Your job is to restate each entry word for word.

+++++

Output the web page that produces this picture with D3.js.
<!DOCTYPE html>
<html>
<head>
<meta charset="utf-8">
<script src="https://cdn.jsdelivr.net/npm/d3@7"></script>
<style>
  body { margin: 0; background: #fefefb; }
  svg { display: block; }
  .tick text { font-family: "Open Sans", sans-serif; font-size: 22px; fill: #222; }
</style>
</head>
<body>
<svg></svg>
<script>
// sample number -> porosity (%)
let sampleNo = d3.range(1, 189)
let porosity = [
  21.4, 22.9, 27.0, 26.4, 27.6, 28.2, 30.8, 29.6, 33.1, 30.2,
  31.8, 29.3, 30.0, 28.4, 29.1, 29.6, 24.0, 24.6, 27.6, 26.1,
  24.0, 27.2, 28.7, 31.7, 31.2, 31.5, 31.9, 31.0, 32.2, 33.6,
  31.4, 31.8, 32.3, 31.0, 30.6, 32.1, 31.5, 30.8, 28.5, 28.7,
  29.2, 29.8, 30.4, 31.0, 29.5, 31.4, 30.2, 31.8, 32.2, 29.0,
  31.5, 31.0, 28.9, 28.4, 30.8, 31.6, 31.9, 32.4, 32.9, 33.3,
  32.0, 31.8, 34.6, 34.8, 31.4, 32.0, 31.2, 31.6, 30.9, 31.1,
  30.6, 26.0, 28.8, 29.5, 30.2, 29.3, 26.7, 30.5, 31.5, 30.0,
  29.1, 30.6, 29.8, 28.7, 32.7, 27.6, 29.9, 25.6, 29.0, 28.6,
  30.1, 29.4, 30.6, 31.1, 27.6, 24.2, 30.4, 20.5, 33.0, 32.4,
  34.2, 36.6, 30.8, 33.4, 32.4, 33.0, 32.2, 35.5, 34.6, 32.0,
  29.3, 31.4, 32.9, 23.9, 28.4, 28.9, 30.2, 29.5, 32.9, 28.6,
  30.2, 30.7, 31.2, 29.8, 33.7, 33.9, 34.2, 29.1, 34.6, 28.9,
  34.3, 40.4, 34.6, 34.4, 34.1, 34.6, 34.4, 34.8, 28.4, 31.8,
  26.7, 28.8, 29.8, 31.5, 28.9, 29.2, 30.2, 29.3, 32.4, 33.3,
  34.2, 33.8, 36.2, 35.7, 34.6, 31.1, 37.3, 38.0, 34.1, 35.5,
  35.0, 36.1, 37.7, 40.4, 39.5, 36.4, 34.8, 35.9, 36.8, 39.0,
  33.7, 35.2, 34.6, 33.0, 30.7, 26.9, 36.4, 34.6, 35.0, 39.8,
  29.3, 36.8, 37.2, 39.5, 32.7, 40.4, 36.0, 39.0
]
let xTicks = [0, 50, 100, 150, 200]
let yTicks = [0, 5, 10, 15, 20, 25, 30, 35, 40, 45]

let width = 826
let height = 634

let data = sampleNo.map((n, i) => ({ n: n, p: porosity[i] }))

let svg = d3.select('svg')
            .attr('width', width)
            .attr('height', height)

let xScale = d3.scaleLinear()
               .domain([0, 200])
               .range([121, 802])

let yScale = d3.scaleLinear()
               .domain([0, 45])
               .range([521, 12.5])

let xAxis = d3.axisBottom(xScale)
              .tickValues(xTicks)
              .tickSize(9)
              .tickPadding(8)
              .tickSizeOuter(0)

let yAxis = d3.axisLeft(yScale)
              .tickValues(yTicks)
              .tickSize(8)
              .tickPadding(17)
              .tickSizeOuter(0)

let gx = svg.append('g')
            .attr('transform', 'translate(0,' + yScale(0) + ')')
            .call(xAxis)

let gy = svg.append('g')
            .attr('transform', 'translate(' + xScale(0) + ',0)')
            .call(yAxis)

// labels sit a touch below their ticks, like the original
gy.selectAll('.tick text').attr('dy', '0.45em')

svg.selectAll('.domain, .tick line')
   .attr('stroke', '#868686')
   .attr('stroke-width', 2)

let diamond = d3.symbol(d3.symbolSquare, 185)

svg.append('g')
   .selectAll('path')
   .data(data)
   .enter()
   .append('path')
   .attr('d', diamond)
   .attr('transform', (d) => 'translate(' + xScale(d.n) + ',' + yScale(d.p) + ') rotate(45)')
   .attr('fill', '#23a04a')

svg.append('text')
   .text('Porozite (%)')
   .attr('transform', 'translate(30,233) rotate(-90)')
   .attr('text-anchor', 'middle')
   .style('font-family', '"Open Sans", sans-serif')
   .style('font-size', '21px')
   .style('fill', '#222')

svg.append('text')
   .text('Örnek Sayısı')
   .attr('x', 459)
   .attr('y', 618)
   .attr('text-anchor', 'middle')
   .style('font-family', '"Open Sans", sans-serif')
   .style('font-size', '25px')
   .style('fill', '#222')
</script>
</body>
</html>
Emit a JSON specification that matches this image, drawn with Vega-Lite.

+++++

> _Task output_:
Output the web page that produces this picture with D3.js.
<!DOCTYPE html>
<html>
<head>
<meta charset="utf-8">
<script src="https://cdn.jsdelivr.net/npm/d3@7"></script>
<style>
  body { margin: 0; background: #fefefb; }
  svg { display: block; }
  .tick text { font-family: "Open Sans", sans-serif; font-size: 22px; fill: #222; }
</style>
</head>
<body>
<svg></svg>
<script>
// sample number -> porosity (%)
let sampleNo = d3.range(1, 189)
let porosity = [
  21.4, 22.9, 27.0, 26.4, 27.6, 28.2, 30.8, 29.6, 33.1, 30.2,
  31.8, 29.3, 30.0, 28.4, 29.1, 29.6, 24.0, 24.6, 27.6, 26.1,
  24.0, 27.2, 28.7, 31.7, 31.2, 31.5, 31.9, 31.0, 32.2, 33.6,
  31.4, 31.8, 32.3, 31.0, 30.6, 32.1, 31.5, 30.8, 28.5, 28.7,
  29.2, 29.8, 30.4, 31.0, 29.5, 31.4, 30.2, 31.8, 32.2, 29.0,
  31.5, 31.0, 28.9, 28.4, 30.8, 31.6, 31.9, 32.4, 32.9, 33.3,
  32.0, 31.8, 34.6, 34.8, 31.4, 32.0, 31.2, 31.6, 30.9, 31.1,
  30.6, 26.0, 28.8, 29.5, 30.2, 29.3, 26.7, 30.5, 31.5, 30.0,
  29.1, 30.6, 29.8, 28.7, 32.7, 27.6, 29.9, 25.6, 29.0, 28.6,
  30.1, 29.4, 30.6, 31.1, 27.6, 24.2, 30.4, 20.5, 33.0, 32.4,
  34.2, 36.6, 30.8, 33.4, 32.4, 33.0, 32.2, 35.5, 34.6, 32.0,
  29.3, 31.4, 32.9, 23.9, 28.4, 28.9, 30.2, 29.5, 32.9, 28.6,
  30.2, 30.7, 31.2, 29.8, 33.7, 33.9, 34.2, 29.1, 34.6, 28.9,
  34.3, 40.4, 34.6, 34.4, 34.1, 34.6, 34.4, 34.8, 28.4, 31.8,
  26.7, 28.8, 29.8, 31.5, 28.9, 29.2, 30.2, 29.3, 32.4, 33.3,
  34.2, 33.8, 36.2, 35.7, 34.6, 31.1, 37.3, 38.0, 34.1, 35.5,
  35.0, 36.1, 37.7, 40.4, 39.5, 36.4, 34.8, 35.9, 36.8, 39.0,
  33.7, 35.2, 34.6, 33.0, 30.7, 26.9, 36.4, 34.6, 35.0, 39.8,
  29.3, 36.8, 37.2, 39.5, 32.7, 40.4, 36.0, 39.0
]
let xTicks = [0, 50, 100, 150, 200]
let yTicks = [0, 5, 10, 15, 20, 25, 30, 35, 40, 45]

let width = 826
let height = 634

let data = sampleNo.map((n, i) => ({ n: n, p: porosity[i] }))

let svg = d3.select('svg')
            .attr('width', width)
            .attr('height', height)

let xScale = d3.scaleLinear()
               .domain([0, 200])
               .range([121, 802])

let yScale = d3.scaleLinear()
               .domain([0, 45])
               .range([521, 12.5])

let xAxis = d3.axisBottom(xScale)
              .tickValues(xTicks)
              .tickSize(9)
              .tickPadding(8)
              .tickSizeOuter(0)

let yAxis = d3.axisLeft(yScale)
              .tickValues(yTicks)
              .tickSize(8)
              .tickPadding(17)
              .tickSizeOuter(0)

let gx = svg.append('g')
            .attr('transform', 'translate(0,' + yScale(0) + ')')
            .call(xAxis)

let gy = svg.append('g')
            .attr('transform', 'translate(' + xScale(0) + ',0)')
            .call(yAxis)

// labels sit a touch below their ticks, like the original
gy.selectAll('.tick text').attr('dy', '0.45em')

svg.selectAll('.domain, .tick line')
   .attr('stroke', '#868686')
   .attr('stroke-width', 2)

let diamond = d3.symbol(d3.symbolSquare, 185)

svg.append('g')
   .selectAll('path')
   .data(data)
   .enter()
   .append('path')
   .attr('d', diamond)
   .attr('transform', (d) => 'translate(' + xScale(d.n) + ',' + yScale(d.p) + ') rotate(45)')
   .attr('fill', '#23a04a')

svg.append('text')
   .text('Porozite (%)')
   .attr('transform', 'translate(30,233) rotate(-90)')
   .attr('text-anchor', 'middle')
   .style('font-family', '"Open Sans", sans-serif')
   .style('font-size', '21px')
   .style('fill', '#222')

svg.append('text')
   .text('Örnek Sayısı')
   .attr('x', 459)
   .attr('y', 618)
   .attr('text-anchor', 'middle')
   .style('font-family', '"Open Sans", sans-serif')
   .style('font-size', '25px')
   .style('fill', '#222')
</script>
</body>
</html>
Emit a JSON specification that matches this image, drawn with Vega-Lite.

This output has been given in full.